» **Goal**
Extract the lines from the start through the line that holds "import pandas as pd", both included, omitting all images.
====
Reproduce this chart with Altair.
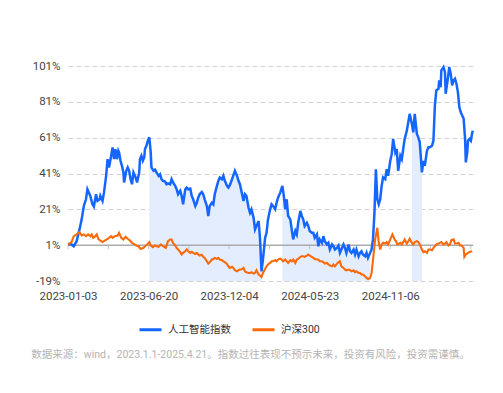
import altair as alt
import pandas as pd

# trading-day index (0 = 2023-01-03) and cumulative return (%)
blue_day = [0, 5, 8, 12, 16, 19, 22, 25, 27, 31, 34, 36, 39, 41, 44, 45, 48, 50, 53, 55,
            57, 60, 62, 64, 66, 68, 70, 71, 73, 75, 77, 78, 81, 83, 85, 87, 89, 91, 94, 96,
            99, 100, 102, 104, 106, 107, 109, 111, 113, 115, 116, 119, 121, 123, 126, 128, 130, 132, 135, 137,
            139, 142, 144, 146, 149, 151, 153, 156, 158, 160, 163, 165, 167, 170, 172, 174, 177, 179, 181, 183,
            186, 188, 190, 193, 195, 197, 200, 202, 204, 207, 209, 211, 214, 216, 218, 221, 223, 225, 228, 230,
            232, 235, 237, 239, 241, 244, 246, 248, 251, 253, 255, 258, 260, 262, 265, 267, 269, 271, 274, 276,
            278, 281, 283, 285, 288, 290, 292, 295, 298, 300, 302, 304, 306, 309, 311, 313, 316, 318, 320, 323,
            325, 327, 329, 332, 334, 336, 339, 341, 343, 346, 348, 350, 353, 355, 357, 360, 362, 364, 367, 369,
            371, 374, 376, 378, 380, 383, 385, 387, 390, 392, 394, 397, 399, 401, 404, 406, 408, 410, 413, 415,
            417, 420, 422, 424, 426, 428, 430, 432, 434, 436, 438, 441, 443, 445, 448, 450, 452, 455, 457, 459,
            462, 464, 466, 468, 471, 473, 475, 478, 480, 482, 485, 487, 489, 492, 494, 496, 499, 501, 503, 506,
            508, 510, 512, 515, 516, 518, 519, 522, 524, 525, 528, 530, 532, 534, 536, 538, 540, 542, 544, 546,
            550, 552, 553, 555, 556, 558, 560, 562, 563]
blue_val = [1.7, 1.4, 0.4, 3.2, 9.8, 15.4, 22.9, 26.6, 32.2, 28.5, 23.8, 22.5, 29.4, 25.7, 26.6, 28.5, 25.7, 30.3, 39.7, 49.0,
            44.4, 50.9, 55.6, 49.0, 54.6, 49.0, 53.7, 52.8, 48.1, 45.3, 41.6, 36.0, 42.5, 44.4, 42.5, 37.8, 35.0, 41.6, 38.8, 36.0,
            41.6, 49.0, 50.9, 48.1, 50.0, 54.6, 56.5, 59.3, 61.2, 52.8, 44.4, 42.5, 43.1, 41.6, 39.7, 40.6, 37.8, 36.9, 36.5, 35.0,
            35.5, 35.0, 37.8, 36.0, 34.1, 32.2, 29.4, 31.3, 28.5, 23.8, 32.2, 33.1, 32.2, 32.6, 28.5, 26.6, 22.9, 24.7, 27.5, 29.4,
            30.7, 29.4, 26.6, 22.9, 17.3, 22.9, 24.7, 23.8, 29.4, 34.1, 36.9, 38.8, 37.8, 39.7, 36.9, 34.1, 33.1, 34.5, 37.8, 40.1,
            42.5, 39.7, 36.9, 35.0, 31.3, 25.7, 29.4, 28.5, 21.9, 19.1, 21.0, 16.3, 9.8, 11.7, 14.5, 4.2, -13.6, -7.0, 5.1, 7.9,
            15.4, 21.0, 23.8, 22.9, 21.0, 24.7, 27.5, 30.3, 34.1, 28.5, 21.0, 26.6, 17.3, 15.4, 9.8, 4.2, 8.9, 7.0, 13.5, 20.1,
            17.3, 15.4, 11.7, 13.5, 11.7, 8.9, 7.9, 7.9, 5.1, 7.0, 0.4, 4.2, 2.3, 6.0, 3.2, 1.4, 2.3, -1.4, 1.4, 0.4,
            -1.4, -0.5, 0.8, -3.3, -1.4, 1.4, -0.5, -3.3, 1.4, -2.4, -3.3, -1.4, -4.2, -1.4, -5.2, -3.3, -2.4, -4.2, -5.2, -3.3,
            -6.1, -3.3, -1.4, 4.2, 19.1, 43.4, 26.6, 23.8, 26.6, 34.1, 38.8, 37.8, 43.4, 39.7, 48.1, 51.8, 60.3, 52.8, 54.6, 42.5,
            50.9, 49.0, 54.6, 60.3, 64.9, 69.6, 74.3, 68.7, 64.0, 74.3, 63.1, 61.2, 58.4, 41.6, 48.1, 45.3, 53.7, 55.6, 55.6, 56.5,
            59.3, 78.9, 87.4, 88.3, 93.0, 89.2, 98.6, 100.4, 97.6, 85.5, 93.9, 100.4, 96.7, 90.2, 93.0, 93.9, 91.1, 86.4, 78.0, 75.2,
            71.5, 60.3, 47.2, 52.8, 59.3, 60.3, 59.3, 64.0, 64.9]

orange_day = [0, 5, 8, 12, 16, 19, 22, 25, 28, 31, 33, 35, 38, 40, 42, 44, 48, 50, 54, 57,
              60, 62, 65, 69, 71, 74, 77, 80, 83, 86, 89, 91, 95, 98, 101, 105, 107, 110, 113, 115,
              118, 121, 123, 126, 129, 132, 136, 139, 142, 144, 146, 149, 151, 153, 156, 158, 160, 163, 165, 167,
              170, 172, 174, 177, 179, 181, 183, 186, 188, 190, 193, 195, 197, 200, 202, 204, 207, 209, 211, 214,
              216, 218, 221, 223, 225, 228, 230, 232, 235, 237, 239, 241, 244, 246, 248, 251, 253, 255, 258, 260,
              262, 265, 267, 269, 271, 274, 276, 278, 281, 283, 285, 288, 290, 292, 295, 297, 299, 302, 304, 306,
              309, 311, 313, 316, 318, 320, 323, 325, 327, 329, 332, 334, 336, 339, 341, 343, 346, 348, 350, 353,
              355, 357, 360, 362, 364, 367, 369, 371, 374, 376, 378, 380, 383, 385, 387, 390, 392, 394, 397, 399,
              401, 404, 406, 408, 410, 413, 415, 417, 420, 422, 423, 425, 427, 430, 432, 434, 436, 438, 441, 443,
              445, 448, 451, 454, 456, 458, 462, 464, 466, 468, 471, 473, 475, 478, 480, 482, 485, 487, 489, 492,
              494, 496, 499, 501, 503, 506, 508, 510, 512, 515, 517, 519, 522, 524, 526, 529, 531, 533, 536, 538,
              540, 543, 545, 547, 550, 551, 553, 556, 559, 562]
orange_val = [1.4, 2.7, 6.0, 7.0, 8.3, 6.4, 7.0, 6.0, 7.0, 6.0, 7.0, 5.1, 6.0, 7.0, 4.6, 3.8, 2.7, 3.2, 4.2, 5.1,
              6.0, 5.1, 6.0, 6.4, 7.9, 5.1, 4.2, 5.7, 4.6, 3.6, 2.3, 1.9, 0.8, 0.4, -1.1, -0.5, 0.4, 1.4, 2.7, 0.8,
              -0.1, 0.8, 0.4, 0.1, 1.4, 0.4, -0.5, 3.2, 4.2, 4.2, 2.3, 0.8, -0.5, -1.4, -2.9, -4.2, -3.3, -2.4, -1.4, -2.4,
              -3.3, -2.7, -3.3, -3.9, -3.3, -4.2, -4.8, -4.4, -5.5, -6.1, -8.0, -9.3, -8.5, -7.0, -6.7, -6.1, -6.7, -6.1, -7.0, -7.4,
              -8.0, -8.5, -9.5, -10.8, -11.7, -11.1, -11.7, -13.0, -13.6, -13.0, -12.6, -12.6, -11.7, -13.6, -14.1, -14.5, -14.5, -14.1, -14.9, -14.5,
              -13.0, -15.4, -16.0, -16.8, -14.5, -12.3, -10.8, -9.8, -8.9, -8.0, -8.0, -7.4, -8.0, -7.0, -6.5, -7.0, -8.0, -7.0, -8.0, -8.9,
              -7.4, -8.0, -7.0, -8.9, -7.0, -6.7, -5.5, -5.2, -5.2, -5.5, -4.8, -4.2, -4.8, -5.5, -6.1, -6.7, -7.0, -7.0, -8.0, -8.0,
              -8.5, -9.3, -8.9, -9.8, -10.4, -10.8, -9.8, -10.8, -9.3, -8.5, -8.0, -10.8, -11.7, -12.6, -13.0, -12.6, -13.0, -13.6, -13.0, -14.1,
              -13.6, -14.5, -14.5, -15.4, -15.4, -16.4, -17.3, -17.9, -17.3, -14.5, -10.8, -3.3, 4.2, 10.7, 2.3, -1.4, 1.4, 2.3, 1.9, 2.7,
              1.4, 4.2, 7.0, 4.2, 3.2, 1.4, 2.3, 1.4, 2.7, 4.2, 1.9, 3.2, 4.6, 2.3, 1.4, 2.7, 3.2, 2.7, 1.4, -1.4,
              -2.9, -2.4, -3.3, -1.4, -1.4, -1.8, -0.5, 0.4, 1.4, 1.9, 2.3, 2.7, 1.4, 1.9, 2.7, 0.8, 1.4, 3.8, 4.2, 1.9,
              1.9, 2.3, 0.8, 0.8, -0.5, -5.5, -4.2, -3.3, -2.7, -2.4]

# shaded periods (trading-day index ranges)
shade_periods = [(113, 269), (298, 420), (478, 492)]

series_names = ["人工智能指数", "沪深300"]
series_colors = ["#1565FF", "#FA6A0A"]

tick_days = [0, 112, 224, 336, 448]
tick_labels = ["2023-01-03", "2023-06-20", "2023-12-04", "2024-05-23", "2024-11-06"]
minor_tick_days = list(range(0, 564, 56))
y_ticks = [-19, 1, 21, 41, 61, 81, 101]
y_min, y_max = -19, 101
x_max = 563

footnote = "数据来源：wind，2023.1.1-2025.4.21。指数过往表现不预示未来，投资有风险，投资需谨慎。"

FONT = "Roboto, 'Noto Sans CJK SC', sans-serif"

blue = pd.DataFrame({"day": blue_day, "val": blue_val, "series": series_names[0]})
orange = pd.DataFrame({"day": orange_day, "val": orange_val, "series": series_names[1]})

shade_rows = []
for k, (a, b) in enumerate(shade_periods):
    sub = blue[(blue.day >= a) & (blue.day <= b)].copy()
    sub["period"] = k
    shade_rows.append(sub)
shade = pd.concat(shade_rows)

label_expr = " : ".join(f"datum.value == {d} ? '{t}'" for d, t in zip(tick_days, tick_labels)) + " : ''"

xscale = alt.Scale(domain=[0, x_max], nice=False, zero=False)
yscale = alt.Scale(domain=[y_min, y_max], nice=False, zero=False)

x_axis = alt.Axis(values=tick_days, labelExpr=label_expr, title=None, grid=False,
                  domain=False, ticks=False, labelPadding=9, labelFontSize=11.5,
                  labelColor="#444", labelFont=FONT, labelFlush=False, labelOverlap=False)
y_axis = alt.Axis(values=y_ticks, labelExpr="datum.value + '%'", title=None,
                  domain=False, ticks=False, labelPadding=8, labelFontSize=11.5,
                  labelColor="#444", labelFont=FONT, grid=True, gridDash=[5, 3],
                  gridColor="#d3d3d3", gridWidth=1, labelOverlap=False)

x_enc = alt.X("day:Q", scale=xscale, axis=x_axis)
y_enc = alt.Y("val:Q", scale=yscale, axis=y_axis)

color_scale = alt.Scale(domain=series_names, range=series_colors)

area = alt.Chart(shade).mark_area(color="#E3EDFD", opacity=1).encode(
    x=x_enc, y=y_enc, y2=alt.datum(y_min), detail="period:N")

zero_rule = alt.Chart(pd.DataFrame({"val": [1]})).mark_rule(color="#ababab", strokeWidth=1.5).encode(
    y=y_enc)

minor = alt.Chart(pd.DataFrame({"day": minor_tick_days, "val": 1})).mark_tick(
    orient="vertical", size=4, thickness=1, color="#ababab", yOffset=2).encode(
    x=x_enc, y=y_enc)

legend = alt.Legend(title=None, orient="none", legendX=70, legendY=251, direction="horizontal",
                    symbolType="stroke", symbolSize=484, symbolStrokeWidth=3,
                    labelFontSize=10.5, labelColor="#333", labelFont=FONT,
                    columnPadding=15, labelOffset=5)

line_b = alt.Chart(blue).mark_line(strokeWidth=2.5).encode(
    x=x_enc, y=y_enc, color=alt.Color("series:N", scale=color_scale, legend=legend))
line_o = alt.Chart(orange).mark_line(strokeWidth=2.1).encode(
    x=x_enc, y=y_enc, color=alt.Color("series:N", scale=color_scale, legend=legend))

chart = alt.layer(area, zero_rule, minor, line_b, line_o).properties(
    width=405, height=215,
    autosize=alt.AutoSizeParams(type="none"),
    padding={"left": 60, "top": 58, "right": 22, "bottom": 104},
    title=alt.TitleParams(footnote, orient="bottom", anchor="middle", fontSize=10.5,
                          fontWeight="normal", color="#b4b4b4", font=FONT, offset=14, dx=-20),
    background="white",
).configure_view(stroke=None).configure_axis(labelOverlap=False)

chart.save("out.html", embed_options={"renderer": "svg", "actions": False})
====
» **Exercise result**
Reproduce this chart with Altair.
import altair as alt
import pandas as pd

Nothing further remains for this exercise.